The natural grandeur and highly spiritual atmosphere of the Himalayas fascinate the human imagination. Anyone who has once come into contact with the splendor of these places will always be obsessed with the dream of coming back here at least once more.
Himalayan Garhwal – Asian natural wonder
The hills of Garhwal are literally dotted with pilgrimage towns and ancient temples over which the majestic snow-capped peaks of the Himalayas stretch across the districts of Uttarakhand and Chamoli in the central Indian state of Uttaranchal. The main center of Uttarkashi is 148 km north of Rishikesh, a city famous as the cradle of yoga practice. Uttarkashi, a good starting point for treks to the higher parts of Garhwal. The town is home to the leading school for aspiring climbers, the Nehru Institute of Mountaineering. Among its students was Bachendri Pal, the first Indian woman to conquer Mount Everest at 8,848 meters in 1984.
In the Garhwal Mountains there is also Devbhumi District whose name can be translated as ‘Abode of the Gods’. Each local trail, river, or peak is named after a Hindu god or goddess. Garhwal, a relatively easy-to-reach mountain range, represents the beautiful beginning of the Himalayas. Here you can walk through forests, valleys dotted with wildflowers, and a desolate glacial landscape of rocks and ice. The best time to visit Garhwal is from February to May and September or October.
In the shadow of the ominous Himalayan peaks, at an altitude of over 3,100 meters, there are four important pilgrimage sites, Gangotri, Yamunotri, Kedarnachth and Badrinath. Most people are found here between April and early November, when the pilgrimage season takes place. Then the snow falls, which discourages almost all but the most devout from visiting. All the four places mentioned can be reached from Uttarkashi, Haridwar and Rishikesh.
The sacred Yamuna River originates at Yamunotri and this is where the 13 kilometer trail from Hanuman Chhatti begins. The local temple was founded in the 20th century after the original shrine was destroyed by a flood. About 100 kilometers northeast of Uttarkashi appears the village of Gangotri, which was named after the Ganges River that flows through it.
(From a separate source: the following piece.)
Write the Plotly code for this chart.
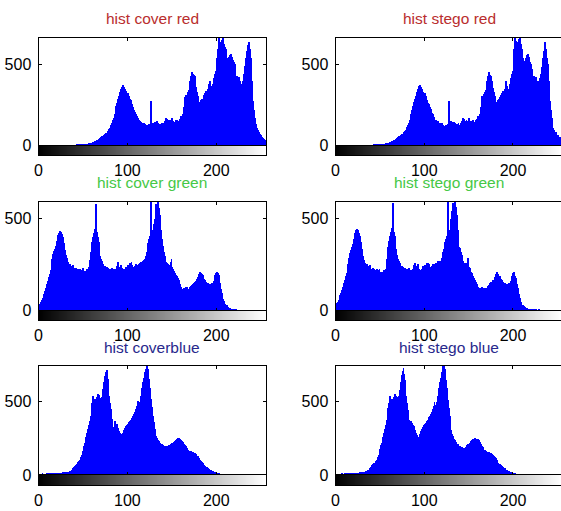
import plotly.graph_objects as go

# ---------------- data ----------------
bins = list(range(256))
gray_levels = list(range(256))

cover_red = (
    [0] * 32 +
    [0, 0, 0, 0, 0, 0, 1, 1, 2, 3, 2, 4, 5, 6, 5, 7,
     8, 7, 9, 10, 9, 11, 12, 11, 13, 14, 16, 15, 18, 20, 22, 25,
     30, 33, 36, 40, 44, 48, 52, 56, 60, 65, 70, 75, 80, 85, 90, 100,
     110, 125, 140, 160, 172, 195, 220, 245, 265, 290, 307, 330, 350, 365, 375, 370,
     362, 348, 335, 318, 325, 305, 290, 280, 262, 255, 240, 222, 205, 193, 180, 170,
     160, 156, 150, 148, 140, 138, 142, 135, 128, 125, 122, 120, 130, 126, 276, 140,
     135, 142, 148, 138, 145, 150, 140, 135, 128, 132, 138, 130, 125, 140, 150, 172,
     165, 155, 148, 160, 152, 145, 170, 150, 148, 142, 155, 160, 145, 150, 158, 165,
     180, 185, 193, 240, 297, 310, 300, 320, 328, 345, 400, 430, 452, 445, 435, 430,
     400, 360, 330, 307, 255, 270, 280, 286, 286, 300, 310, 325, 338, 330, 350, 380,
     400, 370, 350, 338, 380, 420, 440, 462, 540, 600, 680, 650, 628, 640, 655, 680,
     630, 610, 598, 540, 494, 520, 545, 560, 566, 545, 530, 515, 504, 470, 421, 430,
     425, 421, 400, 359, 380, 400, 420, 442, 490, 540, 587, 620, 640, 600, 540, 504,
     400, 276, 220, 170, 130, 110, 95, 85, 79, 70, 62, 55, 48, 42, 36, 30]
)

stego_red = (
    [0] * 32 +
    [0, 0, 0, 0, 0, 0, 0, 1, 2, 2, 3, 4, 4, 6, 6, 7,
     8, 8, 9, 9, 10, 11, 11, 12, 13, 15, 15, 16, 18, 19, 23, 25,
     29, 34, 36, 41, 43, 49, 51, 57, 61, 64, 71, 74, 81, 84, 91, 99,
     112, 124, 141, 158, 174, 193, 222, 243, 267, 288, 309, 328, 352, 363, 370, 372,
     360, 350, 333, 320, 322, 307, 288, 282, 260, 257, 238, 224, 203, 195, 178, 172,
     158, 158, 148, 150, 138, 140, 140, 137, 126, 127, 120, 122, 128, 128, 132, 278,
     138, 140, 150, 136, 147, 148, 142, 133, 130, 130, 140, 128, 127, 138, 152, 170,
     167, 153, 150, 158, 154, 143, 172, 148, 150, 140, 157, 158, 147, 148, 160, 163,
     182, 183, 195, 238, 299, 308, 302, 318, 330, 343, 402, 428, 454, 443, 437, 428,
     402, 358, 332, 305, 257, 268, 282, 284, 288, 298, 312, 323, 340, 328, 352, 378,
     402, 368, 352, 336, 382, 418, 442, 460, 542, 598, 680, 648, 630, 638, 657, 680,
     628, 612, 596, 542, 492, 522, 543, 562, 564, 547, 528, 517, 502, 472, 419, 432,
     423, 423, 398, 361, 378, 402, 418, 444, 488, 542, 585, 622, 642, 598, 542, 502,
     402, 274, 222, 168, 132, 108, 97, 83, 81, 68, 64, 53, 50, 40, 38, 28]
)

cover_green = [
    34, 40, 48, 58, 70, 82, 94, 110, 125, 148, 165, 185, 200, 220, 250, 280,
    310, 325, 338, 350, 380, 410, 420, 425, 431, 428, 415, 400, 370, 330, 301, 285,
    275, 265, 247, 255, 242, 238, 250, 232, 228, 220, 235, 225, 218, 225, 230, 215,
    222, 235, 210, 202, 215, 208, 225, 220, 240, 274, 320, 345, 374, 400, 420, 446,
    581, 428, 400, 374, 340, 300, 283, 270, 255, 238, 245, 232, 240, 229, 235, 225,
    228, 220, 232, 215, 225, 211, 218, 230, 245, 265, 240, 238, 250, 232, 225, 215,
    218, 230, 240, 235, 247, 250, 258, 262, 265, 250, 240, 238, 245, 252, 245, 248,
    255, 260, 258, 265, 262, 270, 275, 283, 300, 320, 340, 370, 392, 405, 590, 410,
    440, 470, 500, 540, 581, 575, 600, 560, 518, 440, 392, 350, 338, 320, 300, 265,
    262, 255, 250, 247, 265, 283, 240, 229, 215, 205, 193, 188, 180, 166, 158, 145,
    130, 121, 118, 125, 122, 130, 128, 125, 120, 121, 128, 135, 142, 148, 150, 155,
    157, 165, 172, 184, 200, 211, 205, 200, 193, 185, 175, 166, 158, 150, 152, 148,
    148, 145, 150, 148, 152, 160, 193, 205, 211, 208, 195, 175, 150, 121, 95, 67,
    52, 40, 34, 30, 26, 22, 18, 15, 12, 10, 9, 8, 7, 6, 6, 5,
    5, 5, 5, 4, 5, 5, 4, 5, 4, 3, 0, 0, 0, 0, 0, 0,
    0, 0, 0, 0, 0, 0, 0, 0, 0, 0, 0, 0, 0, 0, 0, 0]

stego_green = [
    32, 42, 50, 60, 72, 85, 96, 112, 128, 150, 168, 188, 205, 225, 255, 285,
    315, 330, 345, 360, 390, 420, 432, 440, 446, 440, 420, 405, 372, 335, 300, 290,
    278, 262, 250, 252, 245, 236, 248, 230, 225, 222, 232, 228, 215, 222, 228, 212,
    220, 230, 212, 205, 212, 210, 222, 218, 230, 283, 315, 348, 378, 405, 425, 450,
    585, 430, 405, 372, 338, 302, 280, 268, 258, 240, 242, 235, 238, 230, 232, 228,
    230, 218, 235, 212, 222, 214, 220, 228, 248, 262, 242, 236, 252, 230, 228, 212,
    220, 228, 242, 232, 248, 248, 260, 260, 262, 252, 238, 240, 242, 255, 242, 250,
    252, 262, 255, 268, 260, 272, 272, 285, 298, 322, 338, 372, 390, 408, 588, 412,
    438, 472, 498, 542, 585, 572, 600, 562, 520, 438, 395, 348, 340, 318, 303, 268,
    260, 258, 248, 250, 262, 285, 238, 232, 212, 208, 190, 190, 178, 168, 155, 148,
    128, 124, 115, 127, 120, 132, 126, 127, 118, 123, 126, 137, 140, 150, 148, 157,
    155, 167, 170, 186, 198, 213, 203, 202, 190, 187, 173, 168, 156, 152, 150, 150,
    146, 147, 148, 150, 150, 162, 190, 208, 210, 210, 192, 178, 148, 123, 92, 70,
    50, 42, 32, 31, 25, 23, 17, 16, 11, 11, 8, 9, 6, 7, 5, 6,
    4, 6, 4, 5, 4, 6, 3, 5, 3, 4, 2, 0, 0, 0, 0, 0,
    0, 0, 0, 0, 0, 0, 0, 0, 0, 0, 0, 0, 0, 0, 0, 0]

cover_blue = [
    8, 10, 12, 10, 14, 12, 11, 13, 12, 14, 11, 15, 13, 14, 12, 15,
    14, 16, 15, 14, 17, 16, 18, 17, 19, 18, 20, 21, 20, 23, 22, 25,
    24, 26, 27, 30, 33, 38, 50, 55, 62, 68, 73, 80, 88, 96, 107, 125,
    140, 163, 185, 200, 220, 260, 290, 311, 340, 370, 402, 450, 493, 538, 520, 515,
    515, 530, 549, 545, 538, 525, 515, 530, 583, 630, 674, 700, 715, 690, 651, 538,
    490, 447, 380, 330, 311, 368, 360, 350, 345, 320, 300, 290, 277, 280, 290, 300,
    310, 320, 334, 340, 350, 360, 368, 372, 380, 390, 402, 415, 430, 447, 470, 504,
    480, 470, 500, 538, 590, 629, 660, 697, 720, 750, 760, 720, 651, 590, 515, 460,
    402, 360, 311, 285, 270, 254, 240, 232, 220, 215, 212, 209, 205, 200, 198, 198,
    200, 202, 205, 209, 212, 216, 218, 220, 228, 235, 243, 248, 252, 254, 250, 248,
    243, 235, 225, 215, 209, 200, 188, 175, 172, 168, 165, 163, 160, 158, 155, 152,
    148, 142, 135, 129, 118, 105, 95, 88, 82, 78, 73, 66, 60, 55, 50, 45,
    40, 37, 34, 31, 28, 25, 22, 20, 18, 16, 15, 14, 13, 12, 12, 11,
    10, 9, 8, 7, 7, 6, 6, 5, 5, 5, 5, 4, 5, 4, 5, 4,
    3, 3, 2, 2, 2, 1, 1, 1, 0, 0, 0, 0, 0, 0, 0, 0,
    0, 0, 0, 0, 0, 0, 0, 0, 0, 0, 0, 0, 0, 0, 0, 0]

stego_blue = [
    9, 11, 10, 12, 13, 11, 12, 14, 13, 12, 14, 13, 15, 12, 14, 16,
    15, 14, 16, 17, 15, 18, 17, 19, 18, 20, 19, 22, 21, 22, 24, 23,
    26, 25, 28, 31, 35, 40, 48, 57, 60, 70, 75, 82, 86, 98, 105, 128,
    138, 165, 182, 205, 218, 262, 288, 315, 338, 372, 400, 455, 490, 540, 518, 512,
    518, 528, 552, 540, 535, 528, 512, 535, 580, 635, 678, 705, 724, 688, 648, 540,
    488, 445, 378, 332, 308, 365, 355, 340, 335, 310, 290, 275, 262, 254, 262, 280,
    298, 315, 330, 338, 345, 358, 365, 370, 378, 392, 400, 418, 428, 450, 468, 500,
    478, 472, 498, 540, 592, 630, 662, 700, 722, 752, 758, 718, 648, 592, 512, 458,
    400, 362, 308, 282, 268, 250, 238, 228, 209, 212, 208, 200, 198, 192, 190, 186,
    188, 186, 190, 196, 205, 212, 216, 222, 230, 238, 245, 250, 254, 252, 250, 245,
    245, 238, 228, 214, 206, 198, 190, 172, 170, 166, 162, 160, 158, 156, 152, 150,
    146, 140, 132, 126, 115, 102, 92, 85, 80, 75, 70, 64, 58, 52, 48, 43,
    38, 35, 32, 30, 26, 24, 21, 19, 17, 15, 14, 13, 12, 11, 11, 10,
    9, 8, 8, 7, 6, 6, 5, 5, 4, 5, 4, 4, 3, 4, 3, 3,
    2, 2, 2, 1, 1, 1, 0, 1, 0, 0, 0, 0, 0, 0, 0, 0,
    0, 0, 0, 0, 0, 0, 0, 0, 0, 0, 0, 0, 0, 0, 0, 0]

titles = ["hist cover red", "hist stego red",
          "hist cover green", "hist stego green",
          "hist coverblue", "hist stego blue"]
title_colors = ["rgb(185,45,45)", "rgb(185,45,45)",
                "rgb(70,200,70)", "rgb(70,200,70)",
                "rgb(40,40,140)", "rgb(40,40,140)"]
series = [cover_red, stego_red, cover_green, stego_green, cover_blue, stego_blue]
y_tick_vals = [0, 500]
x_tick_vals = [0, 100, 200]
row_ymax = [665, 590, 740]

# ---------------- layout geometry (pixels) ----------------
W, H = 561, 511
rows = [dict(top=38, zero=145.5, cbar=155, title=18),
        dict(top=201.5, zero=310.5, cbar=320, title=182),
        dict(top=365.5, zero=475, cbar=485, title=347)]
cols = [dict(left=38.5, right=266.1, xmax=256),
        dict(left=335.5, right=561, xmax=254.1)]

FONT = "Liberation Sans, Arial, sans-serif"
TICK_SIZE = 16
TITLE_SIZE = 15.5

def yf(px):
    return 1 - px / H

fig = go.Figure()
layout = dict(width=W, height=H, margin=dict(l=0, r=0, t=0, b=0, autoexpand=False),
              paper_bgcolor="white", plot_bgcolor="white",
              showlegend=False, bargap=0, annotations=[])

for k in range(6):
    r, c = divmod(k, 2)
    R, C = rows[r], cols[c]
    nh, nc = 2 * k + 1, 2 * k + 2
    xd = [C["left"] / W, min(C["right"] / W, 1)]
    fig.add_trace(go.Bar(x=bins, y=series[k], width=1,
                         marker=dict(color="#0000ff", line=dict(width=0)),
                         xaxis=f"x{nh}", yaxis=f"y{nh}", hoverinfo="skip"))
    fig.add_trace(go.Heatmap(z=[gray_levels], x=gray_levels,
                             colorscale=[[0, "black"], [1, "white"]],
                             zmin=0, zmax=255, showscale=False,
                             xaxis=f"x{nc}", yaxis=f"y{nc}", hoverinfo="skip"))
    mir = "ticks" if c == 0 else False
    layout[f"xaxis{nh}"] = dict(domain=xd, range=[0, C["xmax"]], anchor=f"y{nh}",
                                showline=True, linecolor="black", linewidth=1,
                                mirror="ticks", ticks="inside", ticklen=3,
                                tickcolor="black", tickvals=x_tick_vals,
                                showticklabels=False, showgrid=False, zeroline=False)
    layout[f"yaxis{nh}"] = dict(domain=[yf(R["zero"]), yf(R["top"])],
                                range=[0, row_ymax[r]], anchor=f"x{nh}",
                                showline=True, linecolor="black", linewidth=1,
                                mirror=mir, ticks="inside", ticklen=3,
                                tickcolor="black", tickvals=y_tick_vals,
                                tickfont=dict(family=FONT, size=TICK_SIZE, color="black"),
                                ticklabelstandoff=3,
                                showgrid=False, zeroline=False)
    layout[f"xaxis{nc}"] = dict(domain=xd, range=[0, C["xmax"]], anchor=f"y{nc}",
                                showline=True, linecolor="black", linewidth=1,
                                mirror=True, ticks="", tickvals=x_tick_vals,
                                tickfont=dict(family=FONT, size=TICK_SIZE, color="black"),
                                ticklabelstandoff=1,
                                showgrid=False, zeroline=False)
    layout[f"yaxis{nc}"] = dict(domain=[yf(R["cbar"]), yf(R["zero"])],
                                range=[-0.5, 0.5], anchor=f"x{nc}",
                                showline=True, linecolor="black", linewidth=1,
                                mirror=(c == 0), showticklabels=False, ticks="",
                                showgrid=False, zeroline=False)
    cx = (C["left"] + (C["left"] + 227.5)) / 2
    layout["annotations"].append(dict(
        text=titles[k], x=cx / W, y=yf(R["title"]), xref="paper", yref="paper",
        xanchor="center", yanchor="middle", showarrow=False,
        font=dict(family=FONT, size=TITLE_SIZE, color=title_colors[k])))

fig.update_layout(**layout)
fig.write_html("out.html",
               config={"displayModeBar": False},
               post_script="document.body.style.margin='0';"
                           "document.body.style.overflow='hidden';")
In the local 18th-century temple you can admire images of Hindu deities.
About 18 km upstream of the Ganges, beneath the mountain peaks of Bhagiratha, is the village of Gomukh. There is a path that winds through a picturesque river valley. From Gomukh there is a 26-kilometer trail that crosses the Gangotri Glacier and divides into two sections. One heads to the Tapovan Meadows and the other to Nandanwan with Shivling Peak. At this point the river is called the Bhagirathi. It becomes the Ganges itself after its confluence with the Alaknanda River . Agriculture in this area is limited to the immediate vicinity of the rivers, which are used for irrigation. Another interesting town is Kedarnath, situated beneath the mountain peaks of the same name. It was dedicated to Shiva, and its dominant feature is a beautifully decorated temple said to be 800 years old.
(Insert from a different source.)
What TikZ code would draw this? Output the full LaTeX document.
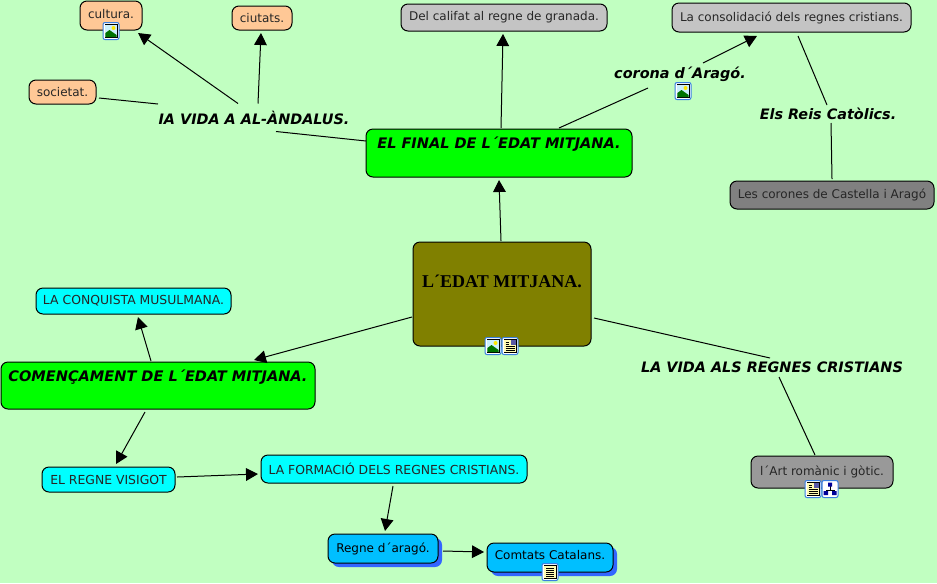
\documentclass[tikz,border=0pt]{standalone}
\usepackage{fontspec}
\setmainfont{DejaVu Sans}
\newfontfamily\serifbold{Liberation Serif}
\usetikzlibrary{arrows.meta,calc,shadows}
\definecolor{bgc}{HTML}{C1FFC1}
\definecolor{peach}{HTML}{FFC896}
\definecolor{lgray}{HTML}{C4C4C4}
\definecolor{mgray}{HTML}{808080}
\definecolor{dgray}{HTML}{999999}
\definecolor{olivec}{HTML}{808000}
\definecolor{skyc}{HTML}{00BFFF}
\definecolor{shadowc}{HTML}{3366FF}
\definecolor{iconb}{HTML}{3A7FE0}
\definecolor{cyanc}{HTML}{00FFFF}
\definecolor{greenc}{HTML}{00FF00}
\newcommand{\upt}[2]{\raisebox{#1}[0pt][0pt]{#2}}
\newcommand{\iconframe}[2]{\filldraw[draw=iconb,fill=white,line width=.75pt,rounded corners=1.5] (#1-8,#2-8.5) rectangle (#1+8,#2+8.5);\draw[black,line width=.6pt,fill=white] (#1-6,#2-6.5) rectangle (#1+6,#2+6.5);}
\newcommand{\iconimg}[2]{\iconframe{#1}{#2}
 \fill[cyan!20] (#1-5.6,#2-6) rectangle (#1+5.6,#2+6);
 \fill[yellow!90!orange] (#1+2.5,#2-3) circle (2);
 \fill[green!45!black] (#1-5.6,#2+6) -- (#1-5.6,#2+2) -- (#1-1.5,#2-1) -- (#1+5.6,#2+4) -- (#1+5.6,#2+6) -- cycle;}
\newcommand{\icondoc}[2]{\iconframe{#1}{#2}
 \fill[yellow!30] (#1-5.6,#2-6) rectangle (#1+5.6,#2+6);
 \foreach \q in {-4,-2,0,2,4}{\draw[black,line width=.5pt] (#1-4,#2+\q) -- (#1+4,#2+\q);}}
\newcommand{\icondocimg}[2]{\iconframe{#1}{#2}
 \fill[yellow!30] (#1-5.6,#2-6) rectangle (#1+5.6,#2+6);
 \fill[gray!70!blue] (#1+.5,#2-6) rectangle (#1+5.6,#2-1);
 \foreach \q in {-4,-2}{\draw[black,line width=.5pt] (#1-4.5,#2+\q) -- (#1-.8,#2+\q);}
 \foreach \q in {.5,2.5,4.5}{\draw[black,line width=.5pt] (#1-4.5,#2+\q) -- (#1+4.5,#2+\q);}}
\newcommand{\iconmap}[2]{\filldraw[draw=iconb,fill=white,line width=.75pt,rounded corners=1.5] (#1-8,#2-8.5) rectangle (#1+8,#2+8.5);
 \draw[black,line width=.5pt] (#1,#2-3) -- (#1,#2+1) (#1-4,#2+3) -- (#1-4,#2+1) -- (#1+4,#2+1) -- (#1+4,#2+3);
 \fill[blue!60!black] (#1-2,#2-6.5) rectangle (#1+2,#2-2.5) (#1-6.5,#2+2) rectangle (#1-2,#2+6) (#1+2,#2+2) rectangle (#1+6.5,#2+6);}
\tikzset{
 x=.75pt,y=-.75pt,
 concept/.style={draw=black,line width=.75pt,rounded corners=5.25pt,inner sep=0pt,font=\fontsize{9}{11}\selectfont,text=black!85},
 peachbox/.style={concept,fill=peach},
 lgraybox/.style={concept,fill=lgray},
 mgraybox/.style={concept,fill=mgray},
 dgraybox/.style={concept,fill=dgray},
 cyanbox/.style={concept,fill=cyanc,font=\fontsize{9.3}{11}\selectfont},
 greenbox/.style={concept,fill=greenc,font=\fontsize{10.9}{13}\selectfont\bfseries\itshape,text=black},
 skybox/.style={concept,fill=skyc,text=black,preaction={fill=shadowc,transform canvas={xshift=3pt,yshift=-3pt}}},
 mainbox/.style={concept,fill=olivec,font=\serifbold\fontsize{13.5}{16}\selectfont\bfseries,text=black},
 linking/.style={inner sep=0pt,font=\fontsize{10.8}{13}\selectfont\bfseries\itshape,text=black},
 plain/.style={line width=.75pt,draw=black},
 arrowed/.style={plain,-{Triangle[length=9pt,width=9.5pt]}},
}
\begin{document}
\begin{tikzpicture}
\useasboundingbox (0,0) rectangle (937,583);
\fill[bgc] (0,0) rectangle (937,583);
% concepts
\node[peachbox,minimum width=46.5pt,minimum height=21.75pt] (cultura) at (111,15.5) {\upt{-2.25pt}{cultura.}};
\node[peachbox,minimum width=45pt,minimum height=18pt] (ciutats) at (262,18) {ciutats.};
\node[peachbox,minimum width=50.25pt,minimum height=18pt] (societat) at (62.5,92) {societat.};
\node[linking,minimum width=147pt,minimum height=21pt] (vida) at (254,117.5) {IA VIDA A AL-ÀNDALUS.};
\node[greenbox,minimum width=199.5pt,minimum height=36pt] (final) at (499,153) {\upt{3.75pt}{EL FINAL DE L´EDAT MITJANA.}};
\node[lgraybox,minimum width=154.5pt,minimum height=20.25pt] (califat) at (504,17.5) {Del califat al regne de granada.};
\node[lgraybox,minimum width=179.25pt,minimum height=21.75pt] (consol) at (791.5,17.5) {La consolidació dels regnes cristians.};
\node[linking,minimum width=105pt,minimum height=19.5pt] (corona) at (680,74.5) {corona d´Aragó.};
\node[linking,minimum width=102pt,minimum height=13.5pt] (reis) at (828,114) {Els Reis Catòlics.};
\node[mgraybox,minimum width=153pt,minimum height=21pt] (corones) at (832,195) {Les corones de Castella i Aragó};
\node[mainbox,minimum width=133.5pt,minimum height=78pt] (main) at (502,294) {\upt{5.25pt}{L´EDAT MITJANA.}};
\node[linking,minimum width=201pt,minimum height=14.25pt] (regnes) at (772,367.5) {LA VIDA ALS REGNES CRISTIANS};
\node[dgraybox,minimum width=106.5pt,minimum height=24pt] (art) at (822,472) {l´Art romànic i gòtic.};
\node[greenbox,minimum width=235.5pt,minimum height=35.25pt] (comenc) at (158,385.5) {\upt{3.25pt}{COMENÇAMENT DE L´EDAT MITJANA.}};
\node[cyanbox,minimum width=146.25pt,minimum height=19.5pt] (conquista) at (133.5,301) {LA CONQUISTA MUSULMANA.};
\node[cyanbox,minimum width=99.75pt,minimum height=18.75pt] (visigot) at (108.5,479.5) {EL REGNE VISIGOT};
\node[cyanbox,minimum width=199.5pt,minimum height=21pt] (formacio) at (394,469) {LA FORMACIÓ DELS REGNES CRISTIANS.};
\node[skybox,minimum width=82.5pt,minimum height=21.75pt] (regne) at (383,548.5) {Regne d´aragó.};
\node[skybox,minimum width=94.5pt,minimum height=21.75pt] (comtats) at (550,557.5) {\upt{-1.25pt}{Comtats Catalans.}};
% connectors
\draw[arrowed] ($(vida)+(-16,-14)$) -- ($(cultura)+(27,17.5)$);
\draw[arrowed] ($(vida)+(4,-14)$) -- ($(ciutats)+(-1,15)$);
\draw[plain] ($(vida)+(-96,-13.5)$) -- ($(societat)+(36.5,6)$);
\draw[plain] ($(vida)+(22,14)$) -- ($(final)+(-133,-12)$);
\draw[arrowed] ($(main)+(-1,-53)$) -- ($(final)+(0,27)$);
\draw[arrowed] ($(final)+(2,-25)$) -- ($(califat)+(-1,16.5)$);
\draw[plain] ($(final)+(60,-25)$) -- ($(corona)+(-32,13.5)$);
\draw[arrowed] ($(corona)+(23,-11.5)$) -- ($(consol)+(-34.5,18.5)$);
\draw[plain] ($(consol)+(6.5,18.5)$) -- ($(reis)+(-1,-9)$);
\draw[plain] ($(reis)+(3,9)$) -- ($(corones)+(0,-16)$);
\draw[arrowed] ($(main)+(-90,23)$) -- ($(comenc)+(96,-25.5)$);
\draw[arrowed] ($(comenc)+(-7,-24.5)$) -- ($(conquista)+(4.5,16)$);
\draw[arrowed] ($(comenc)+(-13,26.5)$) -- ($(visigot)+(7.5,-15.5)$);
\draw[arrowed] ($(visigot)+(68.5,-2.5)$) -- ($(formacio)+(-136,5)$);
\draw[arrowed] ($(formacio)+(-1,17)$) -- ($(regne)+(2,-17.5)$);
\draw[arrowed] ($(regne)+(60,2.5)$) -- ($(comtats)+(-66,-5.5)$);
\draw[plain] ($(main)+(92,24)$) -- ($(regnes)+(-2,-9.5)$);
\draw[plain] ($(regnes)+(7,9.5)$) -- ($(art)+(-7,-17)$);
% icons
\iconimg{111}{31}
\iconimg{683}{91}
\iconimg{493}{346}
\icondocimg{510}{346}
\icondoc{550}{572}
\icondocimg{813}{489}
\iconmap{830}{489}
\end{tikzpicture}
\end{document}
The most visited of all the shrines in the Garhwal Mountains is Badrinath, located 298 km northeast of Rishikesh. It has a colorful polychromatic temple dedicated to Vishnu which is crowded with pilgrims most of the time. The city also boasts of a breathtaking location as it is sandwiched between mountains. Nilakantha, named after Shiva Nilakantha, rises above Badrinath to a height of 6957 meters.
At the confluence of the Dhauliganga and Alaknanda Rivers is Joshimath, one of the four centers of education founded by Adi Shankaracharya, the great 9th century sage. The city is also a major crossroads of two ancient trans-Himalayan trade routes. It was originally the gateway to the Nanda Devi Reserve, but it was closed to the public in 1983. Nowadays, tourists mainly go to the ski slopes in Auli , which can be reached by road or by cable car.
The popular trail also leads to the Hemkund Sahib Sikh Temple and the Valley of Flowers National Park. The Valley of Flowers forms a carpet of anemones, primroses and other alpine plants. If you want to see everything in full bloom, you should visit the place in June or September. You can also do the 70km Curzon Trail, named after the British viceroy who used it. It begins in Ghats and borders the western edge of the Nanda Devi reserve. It continues through the Kuari Pass, which offers a beautiful view of Nanda Devi.
Nanda Devi Reserve.
It covers an area of 630 square kilometers and boasts three beautiful peaks, Nandadevi, East Nandadevi and Nandakot, which form a snow wall in the north. The highest peak, the mountain of the same name, reaches a height of 7,817 meters above sea level. It is also the second highest mountain in India. Indians worship it as a goddess because it is said to be the birthplace of Shiva’s wife, Parvati. Nandadevi was considered unconquerable until 1936, when it was conquered by two British climbers, Eric Shipton and Bill Tillman . However, the act disturbed the locals, who believed that the climbers’ presence angered the goddess.
One of the successors of this mountaineering couple was the American climber William Ansold, who went to the summit with his 22-year-old daughter, Nandadev, whom he named after the Himalayan peak. His daughter, however, died tragically. The center of Nandadevi Reserve was closed in 1983 because of a threat to the local fragile ecosystem. Even today the area is home to rare animals such as the irbis and pheasant.